As the game matured, the better-organized guilds moved away from simple flat tax rates and began introducing more layered systems. Instead of charging everyone the same percentage, they started differentiating based on role, land usage, activity level, or what each player was actually bringing into the guild. A player farming on guild-owned land might be taxed differently from a player using their own assets. Someone contributing more strategically to the group might operate under a separate arrangement from someone who is simply benefiting from the system. In principle, this makes things more fair. It acknowledges that not every member is participating under the same conditions. But it also makes the structure harder to understand from the outside.
And that is where a new problem emerges. The more sophisticated the tax system becomes, the more important transparency becomes. Complexity can make a system more equitable, but it can also make it harder for ordinary members to judge whether they are actually being treated fairly. If someone cannot clearly understand the rate, the rules behind it, or the conditions under which it can change, they are not really consenting to the system in an informed way. They are just entering it and hoping leadership is honest. That is a weak foundation for any economy, even a virtual one.
If I were looking at a guild seriously, that would be the first thing I would care about. Not whether the rate is low, but whether the structure is clear. What is the current tax rate? Who decides it? Can it be changed without member agreement? Where does the collected value go? What happens if the guild breaks apart or leadership changes? Those questions matter because once a player starts building inside a guild’s economic framework, they are no longer just participating casually. They are tying their time and output to someone else’s governance.
That is what makes the system so much more consequential than it first appears. Guild taxes are not just about funding upgrades. They quietly shape trust, hierarchy, and bargaining power. They determine whether guilds feel collaborative or extractive. They influence whether players see themselves as members of a community or as contributors inside a structure that benefits leadership more than everyone else. The mechanic itself is simple. The human behavior around it is not.
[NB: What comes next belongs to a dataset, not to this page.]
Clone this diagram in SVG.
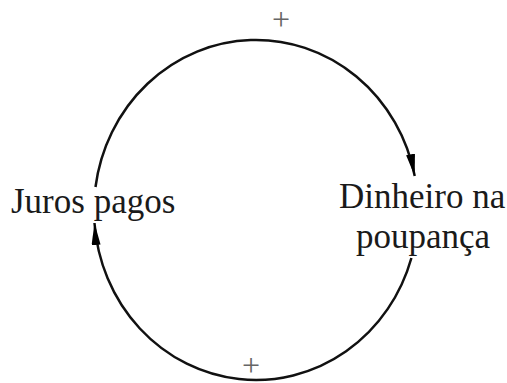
<svg xmlns="http://www.w3.org/2000/svg" width="507" height="383" viewBox="0 0 507 383">
<style>
.lbl{font-family:"Liberation Serif","Times New Roman",serif;font-size:35px;fill:#1a1a1a}
.sign{font-family:"Liberation Serif","Times New Roman",serif;font-size:32px;fill:#666}
.link{fill:none;stroke:#111;stroke-width:2.5}
</style>
<defs>
<marker id="ah" markerUnits="userSpaceOnUse" markerWidth="24" markerHeight="10" refX="22" refY="4.5" orient="auto">
<path d="M0,0 L22,4.5 L0,9 z" fill="#000"/>
</marker>
</defs>
<rect width="507" height="383" fill="#fff"/>
<g id="connectors">
<path class="link" d="M95.49,187 A162,170 0 0 1 414.73,176" marker-end="url(#ah)"/>
<path class="link" d="M411.41,258 A162,170 0 0 1 94.47,223" marker-end="url(#ah)"/>
</g>
<g id="node-juros"><text class="lbl" x="11" y="213">Juros pagos</text></g>
<g id="node-dinheiro"><text class="lbl" x="339" y="208">Dinheiro na</text><text class="lbl" x="356" y="248">poupança</text></g>
<g id="sign-top"><text class="sign" x="281" y="29.5" text-anchor="middle">+</text></g>
<g id="sign-bottom"><text class="sign" x="251" y="375.5" text-anchor="middle">+</text></g>
</svg>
What fascinates me most is that none of this had to be forced. The moment the game created a system where shared infrastructure generated value and leadership could control part of that value, the familiar tensions appeared almost automatically. Incentives, dependency, fairness, resentment, justification, negotiation. All the things that complicate real economies showed up here too, just wearing the skin of a pixel world. That is why guild taxes in Pixels matter more than most guides admit. They are not a side mechanic. They are one of the clearest examples of how quickly digital economies begin behaving like real ones the moment actual value starts moving through them.
So yes, guild taxes still sound a little absurd when you say the phrase out loud. But they are doing something real. They are solving a genuine coordination problem inside a shared economy. The question is not whether they belong there. The question is whether the people who control them can build systems that feel fair enough for others to keep believing in. Because once taxation enters a game, even quietly, the game is no longer only about farming or progression. It becomes about power, trust, and who gets to decide what a player’s work is worth.